WHAT THE EXERCISE ASKS: Copy nothing but the stretch that opens with the line containing "Generate a web" and closes with the line containing "const seriesNames = ['Banano','Flores','Textiles','Café'];". Keep pictures out.

DATASET ENTRIES:
#####

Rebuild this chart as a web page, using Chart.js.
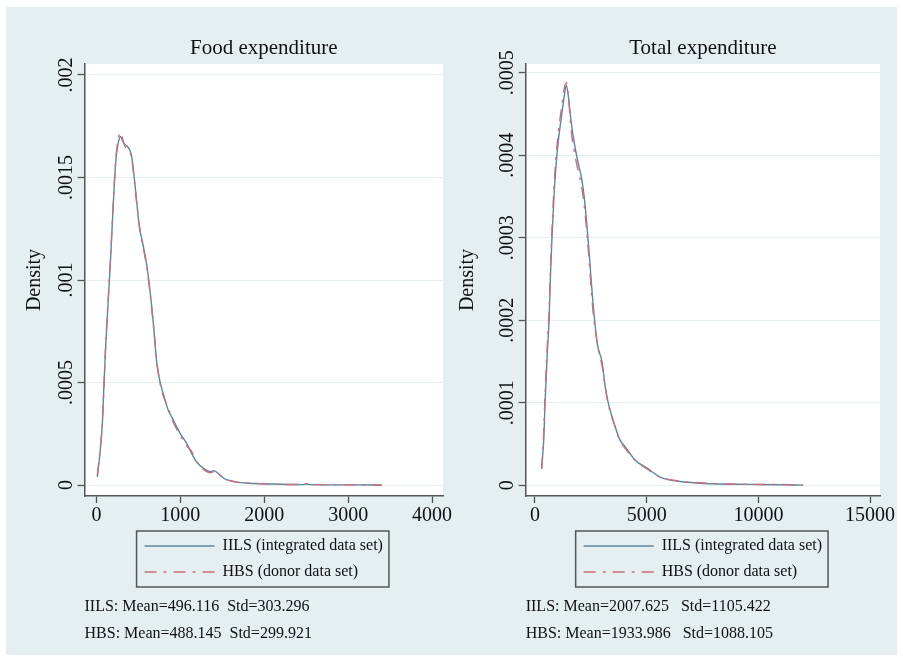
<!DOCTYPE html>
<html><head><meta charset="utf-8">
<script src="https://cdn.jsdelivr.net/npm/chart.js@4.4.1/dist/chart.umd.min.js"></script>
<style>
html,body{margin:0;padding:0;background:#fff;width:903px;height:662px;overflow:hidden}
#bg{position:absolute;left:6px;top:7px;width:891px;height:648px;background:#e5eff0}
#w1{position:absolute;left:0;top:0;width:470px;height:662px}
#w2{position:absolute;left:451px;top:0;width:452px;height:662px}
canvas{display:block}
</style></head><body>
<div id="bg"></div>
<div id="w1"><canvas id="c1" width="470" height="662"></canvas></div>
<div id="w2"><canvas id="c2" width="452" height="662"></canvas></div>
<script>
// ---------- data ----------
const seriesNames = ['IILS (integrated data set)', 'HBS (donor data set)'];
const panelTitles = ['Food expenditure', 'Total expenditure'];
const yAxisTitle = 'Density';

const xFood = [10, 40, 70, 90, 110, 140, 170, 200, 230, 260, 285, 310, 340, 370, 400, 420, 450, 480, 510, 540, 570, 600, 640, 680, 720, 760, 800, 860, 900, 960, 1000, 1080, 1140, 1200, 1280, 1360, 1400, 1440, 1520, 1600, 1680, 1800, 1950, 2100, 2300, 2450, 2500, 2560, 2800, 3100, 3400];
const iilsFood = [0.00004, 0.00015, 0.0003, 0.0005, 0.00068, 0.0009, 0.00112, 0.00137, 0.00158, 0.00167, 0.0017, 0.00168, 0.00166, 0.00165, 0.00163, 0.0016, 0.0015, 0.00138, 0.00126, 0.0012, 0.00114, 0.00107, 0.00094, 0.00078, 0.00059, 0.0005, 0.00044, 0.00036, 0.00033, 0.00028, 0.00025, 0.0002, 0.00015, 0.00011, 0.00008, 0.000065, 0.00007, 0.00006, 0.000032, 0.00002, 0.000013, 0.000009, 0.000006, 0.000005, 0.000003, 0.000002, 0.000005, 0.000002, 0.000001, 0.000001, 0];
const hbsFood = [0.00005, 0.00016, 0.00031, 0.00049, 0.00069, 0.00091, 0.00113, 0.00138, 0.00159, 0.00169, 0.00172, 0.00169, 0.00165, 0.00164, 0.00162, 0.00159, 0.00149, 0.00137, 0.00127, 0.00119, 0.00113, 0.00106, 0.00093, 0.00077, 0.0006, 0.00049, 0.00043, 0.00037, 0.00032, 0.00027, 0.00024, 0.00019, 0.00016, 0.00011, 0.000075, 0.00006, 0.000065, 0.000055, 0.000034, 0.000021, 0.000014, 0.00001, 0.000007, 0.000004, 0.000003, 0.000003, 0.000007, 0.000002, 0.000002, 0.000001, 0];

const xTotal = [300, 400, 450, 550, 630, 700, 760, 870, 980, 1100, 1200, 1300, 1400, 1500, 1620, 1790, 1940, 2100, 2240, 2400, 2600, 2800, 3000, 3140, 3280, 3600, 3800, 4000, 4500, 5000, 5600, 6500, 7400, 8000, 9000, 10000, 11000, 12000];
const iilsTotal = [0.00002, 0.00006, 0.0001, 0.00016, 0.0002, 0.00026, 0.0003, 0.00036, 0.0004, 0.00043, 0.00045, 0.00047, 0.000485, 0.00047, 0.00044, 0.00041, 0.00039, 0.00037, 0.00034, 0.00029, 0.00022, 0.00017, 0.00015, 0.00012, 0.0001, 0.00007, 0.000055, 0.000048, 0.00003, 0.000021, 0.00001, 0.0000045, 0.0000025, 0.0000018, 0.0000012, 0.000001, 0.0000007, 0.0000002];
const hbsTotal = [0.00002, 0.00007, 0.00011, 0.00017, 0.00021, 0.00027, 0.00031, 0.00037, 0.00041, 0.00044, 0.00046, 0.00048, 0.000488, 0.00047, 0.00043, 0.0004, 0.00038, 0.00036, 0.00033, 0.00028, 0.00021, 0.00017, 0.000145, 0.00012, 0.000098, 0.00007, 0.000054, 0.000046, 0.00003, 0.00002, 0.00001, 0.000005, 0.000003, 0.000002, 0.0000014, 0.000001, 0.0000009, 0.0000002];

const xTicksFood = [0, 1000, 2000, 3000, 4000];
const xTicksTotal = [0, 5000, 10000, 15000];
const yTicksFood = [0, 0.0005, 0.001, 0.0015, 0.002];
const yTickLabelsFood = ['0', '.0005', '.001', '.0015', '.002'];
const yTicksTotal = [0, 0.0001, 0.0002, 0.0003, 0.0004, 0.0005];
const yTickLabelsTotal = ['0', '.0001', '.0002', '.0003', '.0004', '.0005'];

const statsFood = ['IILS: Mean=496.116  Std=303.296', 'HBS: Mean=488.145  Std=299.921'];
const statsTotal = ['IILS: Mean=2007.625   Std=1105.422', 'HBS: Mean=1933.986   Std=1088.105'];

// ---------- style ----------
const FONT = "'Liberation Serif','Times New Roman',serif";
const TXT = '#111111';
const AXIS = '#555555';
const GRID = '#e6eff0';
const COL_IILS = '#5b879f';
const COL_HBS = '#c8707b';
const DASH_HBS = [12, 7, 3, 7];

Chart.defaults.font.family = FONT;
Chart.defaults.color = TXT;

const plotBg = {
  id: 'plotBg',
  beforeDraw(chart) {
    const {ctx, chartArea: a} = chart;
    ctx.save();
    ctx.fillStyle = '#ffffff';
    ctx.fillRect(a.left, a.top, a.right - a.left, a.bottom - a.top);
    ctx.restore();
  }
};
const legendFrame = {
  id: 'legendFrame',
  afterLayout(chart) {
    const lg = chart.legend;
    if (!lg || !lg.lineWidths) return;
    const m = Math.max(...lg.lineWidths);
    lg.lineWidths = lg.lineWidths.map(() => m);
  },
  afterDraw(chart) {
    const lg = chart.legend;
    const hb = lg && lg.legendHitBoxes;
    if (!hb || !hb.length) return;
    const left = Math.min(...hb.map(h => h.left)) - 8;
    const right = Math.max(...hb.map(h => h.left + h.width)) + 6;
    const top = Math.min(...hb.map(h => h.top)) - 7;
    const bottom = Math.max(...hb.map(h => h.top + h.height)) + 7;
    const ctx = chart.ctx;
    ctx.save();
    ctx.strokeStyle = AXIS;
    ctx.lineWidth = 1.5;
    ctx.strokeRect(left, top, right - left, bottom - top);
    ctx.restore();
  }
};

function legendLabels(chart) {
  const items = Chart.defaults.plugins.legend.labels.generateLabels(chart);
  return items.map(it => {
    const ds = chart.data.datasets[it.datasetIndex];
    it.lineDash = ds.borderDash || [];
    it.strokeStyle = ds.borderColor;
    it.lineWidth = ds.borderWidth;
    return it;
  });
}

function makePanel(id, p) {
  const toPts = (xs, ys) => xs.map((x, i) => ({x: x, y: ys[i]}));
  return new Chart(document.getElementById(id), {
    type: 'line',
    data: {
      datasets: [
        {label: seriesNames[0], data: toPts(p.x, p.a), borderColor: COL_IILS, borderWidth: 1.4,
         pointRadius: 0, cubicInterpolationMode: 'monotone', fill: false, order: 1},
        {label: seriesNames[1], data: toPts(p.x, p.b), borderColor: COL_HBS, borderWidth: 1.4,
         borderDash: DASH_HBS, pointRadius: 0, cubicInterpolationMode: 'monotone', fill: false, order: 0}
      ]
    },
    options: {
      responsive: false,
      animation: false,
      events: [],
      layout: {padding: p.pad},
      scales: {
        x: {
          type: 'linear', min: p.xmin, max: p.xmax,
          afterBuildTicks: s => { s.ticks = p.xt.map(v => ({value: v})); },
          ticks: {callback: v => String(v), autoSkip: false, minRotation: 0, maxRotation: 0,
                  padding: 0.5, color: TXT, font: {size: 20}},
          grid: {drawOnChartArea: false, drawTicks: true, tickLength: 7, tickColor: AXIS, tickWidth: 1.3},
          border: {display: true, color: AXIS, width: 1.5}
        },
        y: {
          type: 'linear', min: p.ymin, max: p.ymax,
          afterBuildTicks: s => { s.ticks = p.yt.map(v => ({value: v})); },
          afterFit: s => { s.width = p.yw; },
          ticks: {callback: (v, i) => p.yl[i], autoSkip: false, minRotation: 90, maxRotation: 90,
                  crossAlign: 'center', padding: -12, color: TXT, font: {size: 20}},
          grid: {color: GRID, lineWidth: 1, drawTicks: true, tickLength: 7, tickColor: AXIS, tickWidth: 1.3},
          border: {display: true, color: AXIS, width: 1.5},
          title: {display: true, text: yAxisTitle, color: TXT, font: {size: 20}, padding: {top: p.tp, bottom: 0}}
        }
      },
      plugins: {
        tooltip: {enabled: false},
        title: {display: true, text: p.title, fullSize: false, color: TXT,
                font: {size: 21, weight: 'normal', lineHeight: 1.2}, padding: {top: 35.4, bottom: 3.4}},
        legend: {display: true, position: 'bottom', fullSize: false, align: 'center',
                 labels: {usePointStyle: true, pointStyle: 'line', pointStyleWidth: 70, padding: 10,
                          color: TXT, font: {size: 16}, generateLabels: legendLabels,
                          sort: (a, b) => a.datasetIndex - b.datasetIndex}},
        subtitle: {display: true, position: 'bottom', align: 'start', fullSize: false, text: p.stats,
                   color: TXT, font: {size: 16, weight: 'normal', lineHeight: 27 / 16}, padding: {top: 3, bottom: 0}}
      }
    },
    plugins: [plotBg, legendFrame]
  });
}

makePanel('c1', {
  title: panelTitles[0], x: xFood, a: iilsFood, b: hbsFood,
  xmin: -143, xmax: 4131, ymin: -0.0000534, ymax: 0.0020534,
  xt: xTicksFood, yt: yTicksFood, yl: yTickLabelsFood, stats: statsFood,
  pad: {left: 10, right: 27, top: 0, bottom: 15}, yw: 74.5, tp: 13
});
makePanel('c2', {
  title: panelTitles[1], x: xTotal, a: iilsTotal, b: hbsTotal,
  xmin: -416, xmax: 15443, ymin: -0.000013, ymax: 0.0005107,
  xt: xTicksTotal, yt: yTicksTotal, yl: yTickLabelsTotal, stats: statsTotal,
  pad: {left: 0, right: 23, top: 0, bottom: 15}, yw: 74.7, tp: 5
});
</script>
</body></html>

#####

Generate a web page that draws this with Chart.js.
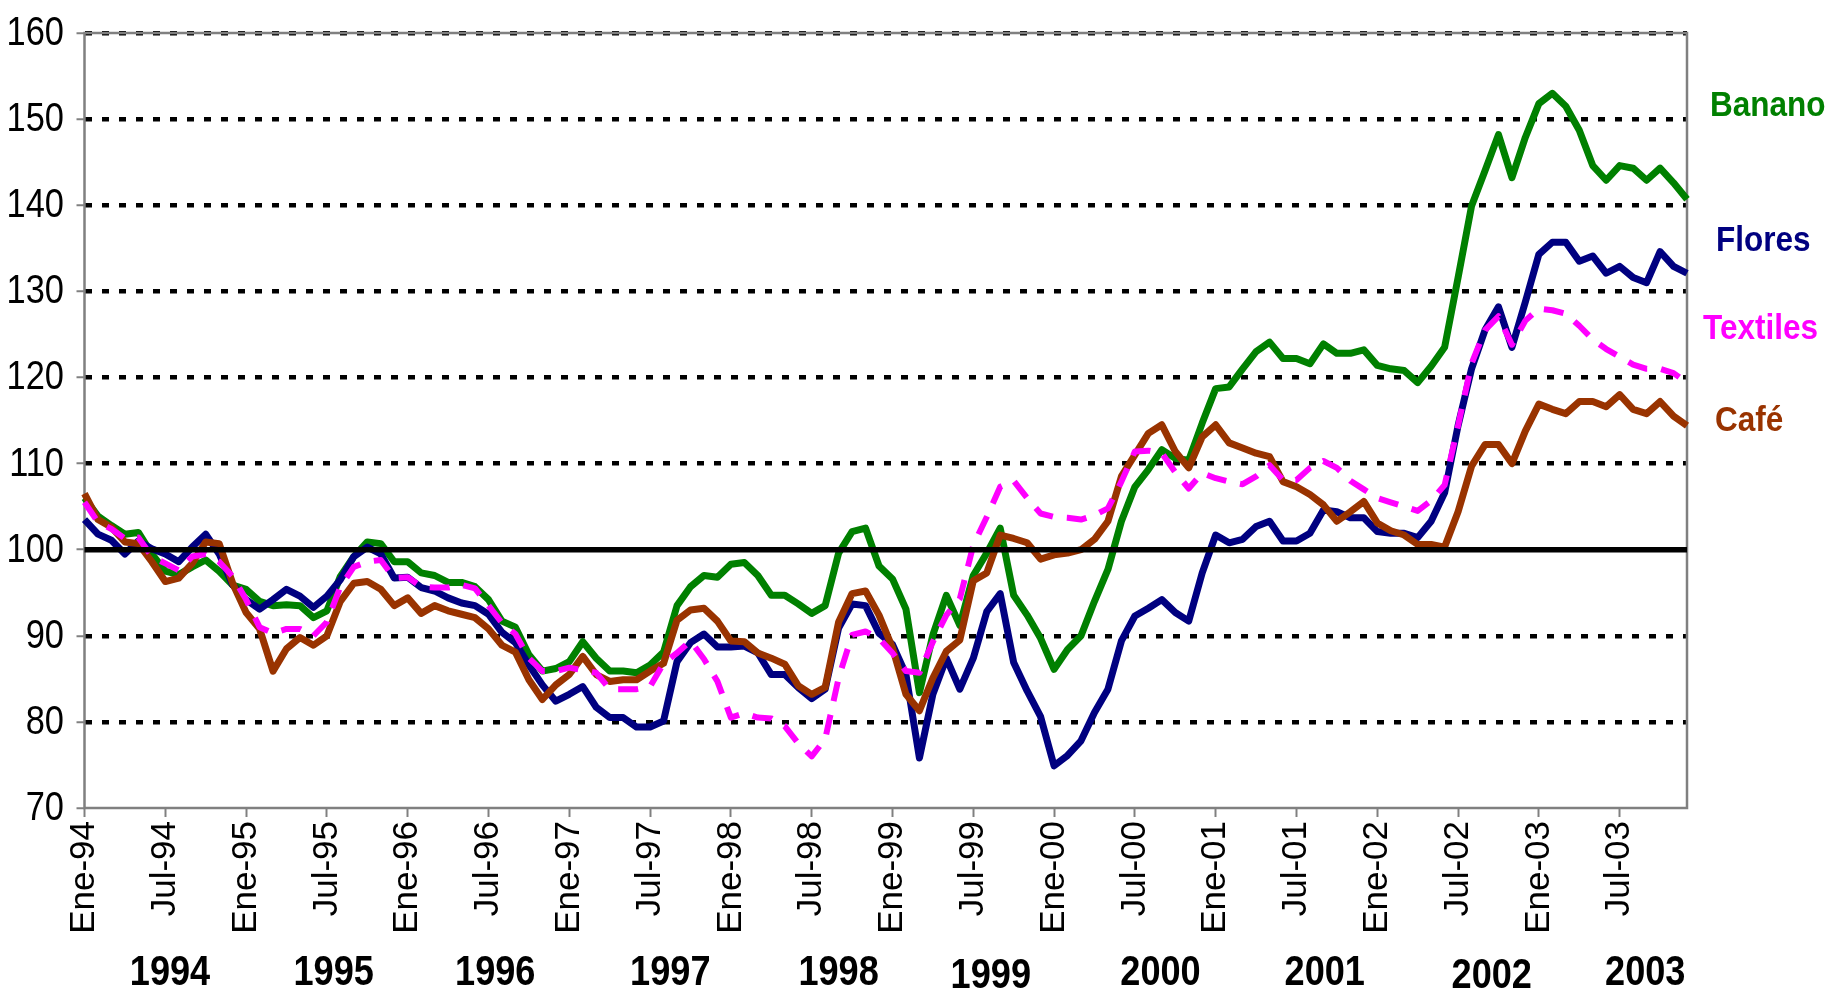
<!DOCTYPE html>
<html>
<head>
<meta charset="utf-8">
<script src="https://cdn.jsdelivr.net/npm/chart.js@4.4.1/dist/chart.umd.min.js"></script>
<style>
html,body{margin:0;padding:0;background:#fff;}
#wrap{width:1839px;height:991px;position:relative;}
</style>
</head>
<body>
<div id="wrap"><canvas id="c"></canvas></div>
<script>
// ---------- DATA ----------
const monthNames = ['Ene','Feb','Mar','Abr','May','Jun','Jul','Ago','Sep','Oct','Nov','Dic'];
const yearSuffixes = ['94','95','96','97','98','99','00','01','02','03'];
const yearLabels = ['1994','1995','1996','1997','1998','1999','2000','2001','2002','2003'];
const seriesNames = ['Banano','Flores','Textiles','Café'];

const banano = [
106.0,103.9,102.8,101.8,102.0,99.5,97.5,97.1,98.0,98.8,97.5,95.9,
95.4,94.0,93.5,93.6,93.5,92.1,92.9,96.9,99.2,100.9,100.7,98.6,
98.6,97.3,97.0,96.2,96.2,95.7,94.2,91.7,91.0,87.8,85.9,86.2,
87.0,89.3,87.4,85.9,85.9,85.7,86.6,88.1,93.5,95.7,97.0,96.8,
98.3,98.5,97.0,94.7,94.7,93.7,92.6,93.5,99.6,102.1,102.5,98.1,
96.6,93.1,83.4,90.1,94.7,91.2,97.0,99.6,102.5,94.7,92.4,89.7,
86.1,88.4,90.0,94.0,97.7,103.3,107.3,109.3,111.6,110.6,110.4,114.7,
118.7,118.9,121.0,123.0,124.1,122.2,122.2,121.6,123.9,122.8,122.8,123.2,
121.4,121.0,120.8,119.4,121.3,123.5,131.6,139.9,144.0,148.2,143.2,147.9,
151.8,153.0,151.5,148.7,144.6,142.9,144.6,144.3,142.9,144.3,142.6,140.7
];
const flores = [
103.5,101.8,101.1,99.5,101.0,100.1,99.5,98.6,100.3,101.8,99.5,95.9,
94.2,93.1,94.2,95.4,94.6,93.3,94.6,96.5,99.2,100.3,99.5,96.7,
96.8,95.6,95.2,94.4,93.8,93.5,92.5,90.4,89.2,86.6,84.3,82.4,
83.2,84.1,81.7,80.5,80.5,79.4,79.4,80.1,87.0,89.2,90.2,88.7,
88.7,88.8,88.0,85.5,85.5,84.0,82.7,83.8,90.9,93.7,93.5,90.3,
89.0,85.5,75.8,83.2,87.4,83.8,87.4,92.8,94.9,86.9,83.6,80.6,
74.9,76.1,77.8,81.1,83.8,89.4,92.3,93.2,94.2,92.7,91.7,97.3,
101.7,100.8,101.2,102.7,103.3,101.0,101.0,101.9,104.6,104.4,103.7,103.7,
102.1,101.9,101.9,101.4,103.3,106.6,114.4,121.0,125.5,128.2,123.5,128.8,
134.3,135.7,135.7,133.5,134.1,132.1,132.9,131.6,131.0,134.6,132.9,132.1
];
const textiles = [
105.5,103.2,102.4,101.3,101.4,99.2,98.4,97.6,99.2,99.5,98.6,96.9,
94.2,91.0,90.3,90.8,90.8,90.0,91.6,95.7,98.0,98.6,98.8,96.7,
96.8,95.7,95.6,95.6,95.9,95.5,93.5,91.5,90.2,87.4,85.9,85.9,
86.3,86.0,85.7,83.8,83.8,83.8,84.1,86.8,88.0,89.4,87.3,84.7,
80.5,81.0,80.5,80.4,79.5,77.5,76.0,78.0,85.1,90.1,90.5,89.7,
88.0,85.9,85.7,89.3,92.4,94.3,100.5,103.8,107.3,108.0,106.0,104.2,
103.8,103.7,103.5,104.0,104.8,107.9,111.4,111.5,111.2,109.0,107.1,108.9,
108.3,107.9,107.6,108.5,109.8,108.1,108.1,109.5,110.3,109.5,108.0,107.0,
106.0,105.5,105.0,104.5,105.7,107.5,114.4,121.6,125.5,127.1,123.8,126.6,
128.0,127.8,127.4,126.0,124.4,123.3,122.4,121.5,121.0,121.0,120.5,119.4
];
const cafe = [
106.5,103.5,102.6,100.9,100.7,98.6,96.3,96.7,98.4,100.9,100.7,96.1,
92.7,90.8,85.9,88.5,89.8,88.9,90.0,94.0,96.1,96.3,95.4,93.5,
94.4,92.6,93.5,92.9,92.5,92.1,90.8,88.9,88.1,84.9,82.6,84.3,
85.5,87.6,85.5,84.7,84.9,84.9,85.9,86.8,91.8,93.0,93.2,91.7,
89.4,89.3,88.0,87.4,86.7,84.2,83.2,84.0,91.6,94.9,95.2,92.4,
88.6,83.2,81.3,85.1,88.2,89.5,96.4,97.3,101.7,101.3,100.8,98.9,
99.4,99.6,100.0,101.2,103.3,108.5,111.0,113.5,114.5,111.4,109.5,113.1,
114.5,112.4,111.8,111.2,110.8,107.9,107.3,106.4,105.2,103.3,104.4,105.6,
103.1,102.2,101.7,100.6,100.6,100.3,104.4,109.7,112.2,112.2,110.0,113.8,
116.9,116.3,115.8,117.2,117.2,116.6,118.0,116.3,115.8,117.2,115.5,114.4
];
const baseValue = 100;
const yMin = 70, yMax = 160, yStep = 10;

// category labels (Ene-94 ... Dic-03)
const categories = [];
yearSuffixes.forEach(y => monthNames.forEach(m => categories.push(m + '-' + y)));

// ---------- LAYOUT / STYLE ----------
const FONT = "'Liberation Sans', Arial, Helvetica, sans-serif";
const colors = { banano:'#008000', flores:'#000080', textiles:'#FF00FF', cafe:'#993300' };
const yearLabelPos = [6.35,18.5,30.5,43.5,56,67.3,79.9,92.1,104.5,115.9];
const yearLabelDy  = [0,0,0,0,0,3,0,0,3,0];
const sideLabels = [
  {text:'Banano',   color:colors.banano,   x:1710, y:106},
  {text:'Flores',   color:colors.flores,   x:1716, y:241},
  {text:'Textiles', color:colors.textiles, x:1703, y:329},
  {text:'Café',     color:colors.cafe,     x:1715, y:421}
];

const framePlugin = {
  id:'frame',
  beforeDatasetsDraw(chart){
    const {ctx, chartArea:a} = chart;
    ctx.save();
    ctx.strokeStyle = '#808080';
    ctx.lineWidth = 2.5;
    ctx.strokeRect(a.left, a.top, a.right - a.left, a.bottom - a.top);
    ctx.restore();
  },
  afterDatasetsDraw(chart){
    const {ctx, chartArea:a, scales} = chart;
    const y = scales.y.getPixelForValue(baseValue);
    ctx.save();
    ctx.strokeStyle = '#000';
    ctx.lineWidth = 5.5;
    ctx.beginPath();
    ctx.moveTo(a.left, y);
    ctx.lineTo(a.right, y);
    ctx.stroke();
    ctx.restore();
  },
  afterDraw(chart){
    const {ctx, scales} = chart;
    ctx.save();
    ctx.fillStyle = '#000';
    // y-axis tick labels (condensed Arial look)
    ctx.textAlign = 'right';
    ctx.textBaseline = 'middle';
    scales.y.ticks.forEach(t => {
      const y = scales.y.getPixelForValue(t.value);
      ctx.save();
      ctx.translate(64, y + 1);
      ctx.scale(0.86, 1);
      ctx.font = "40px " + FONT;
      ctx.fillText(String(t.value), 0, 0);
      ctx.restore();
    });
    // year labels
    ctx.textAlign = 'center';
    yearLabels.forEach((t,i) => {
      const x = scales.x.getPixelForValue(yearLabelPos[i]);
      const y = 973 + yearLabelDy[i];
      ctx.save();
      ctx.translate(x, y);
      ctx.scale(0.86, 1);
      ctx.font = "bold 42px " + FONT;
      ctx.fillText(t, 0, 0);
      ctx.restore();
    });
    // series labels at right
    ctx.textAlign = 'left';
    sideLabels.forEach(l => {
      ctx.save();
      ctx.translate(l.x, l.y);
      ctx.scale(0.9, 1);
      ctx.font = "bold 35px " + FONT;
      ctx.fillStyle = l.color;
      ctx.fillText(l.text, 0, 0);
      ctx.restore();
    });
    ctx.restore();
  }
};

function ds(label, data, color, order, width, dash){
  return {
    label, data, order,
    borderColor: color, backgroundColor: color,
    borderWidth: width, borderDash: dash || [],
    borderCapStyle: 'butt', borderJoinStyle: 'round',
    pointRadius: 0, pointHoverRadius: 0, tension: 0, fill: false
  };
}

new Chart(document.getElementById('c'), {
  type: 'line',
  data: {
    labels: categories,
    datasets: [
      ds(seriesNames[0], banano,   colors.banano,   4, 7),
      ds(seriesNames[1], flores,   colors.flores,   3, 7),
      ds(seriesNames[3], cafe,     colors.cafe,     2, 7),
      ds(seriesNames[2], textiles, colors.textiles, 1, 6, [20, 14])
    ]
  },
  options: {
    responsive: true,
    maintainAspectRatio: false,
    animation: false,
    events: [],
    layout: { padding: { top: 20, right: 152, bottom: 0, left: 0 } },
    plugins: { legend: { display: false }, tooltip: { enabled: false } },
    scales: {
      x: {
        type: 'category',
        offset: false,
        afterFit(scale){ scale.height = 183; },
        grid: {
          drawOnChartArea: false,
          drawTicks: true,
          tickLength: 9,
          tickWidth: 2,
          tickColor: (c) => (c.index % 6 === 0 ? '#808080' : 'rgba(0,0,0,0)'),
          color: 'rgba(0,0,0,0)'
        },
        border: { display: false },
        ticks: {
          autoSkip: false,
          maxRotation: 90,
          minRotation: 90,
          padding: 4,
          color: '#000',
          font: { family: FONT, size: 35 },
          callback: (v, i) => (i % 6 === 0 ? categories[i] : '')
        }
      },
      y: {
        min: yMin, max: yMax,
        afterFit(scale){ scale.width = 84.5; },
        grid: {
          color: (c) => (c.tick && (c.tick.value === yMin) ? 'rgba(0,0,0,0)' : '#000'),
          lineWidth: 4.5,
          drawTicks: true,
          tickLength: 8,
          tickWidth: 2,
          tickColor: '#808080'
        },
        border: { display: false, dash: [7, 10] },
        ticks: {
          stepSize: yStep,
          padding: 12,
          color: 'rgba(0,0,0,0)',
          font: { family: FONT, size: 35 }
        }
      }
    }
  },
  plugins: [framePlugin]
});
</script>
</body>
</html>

#####

ANSWER TO THIS EXERCISE:
Generate a web page that draws this with Chart.js.
<!DOCTYPE html>
<html>
<head>
<meta charset="utf-8">
<script src="https://cdn.jsdelivr.net/npm/chart.js@4.4.1/dist/chart.umd.min.js"></script>
<style>
html,body{margin:0;padding:0;background:#fff;}
#wrap{width:1839px;height:991px;position:relative;}
</style>
</head>
<body>
<div id="wrap"><canvas id="c"></canvas></div>
<script>
// ---------- DATA ----------
const monthNames = ['Ene','Feb','Mar','Abr','May','Jun','Jul','Ago','Sep','Oct','Nov','Dic'];
const yearSuffixes = ['94','95','96','97','98','99','00','01','02','03'];
const yearLabels = ['1994','1995','1996','1997','1998','1999','2000','2001','2002','2003'];
const seriesNames = ['Banano','Flores','Textiles','Café'];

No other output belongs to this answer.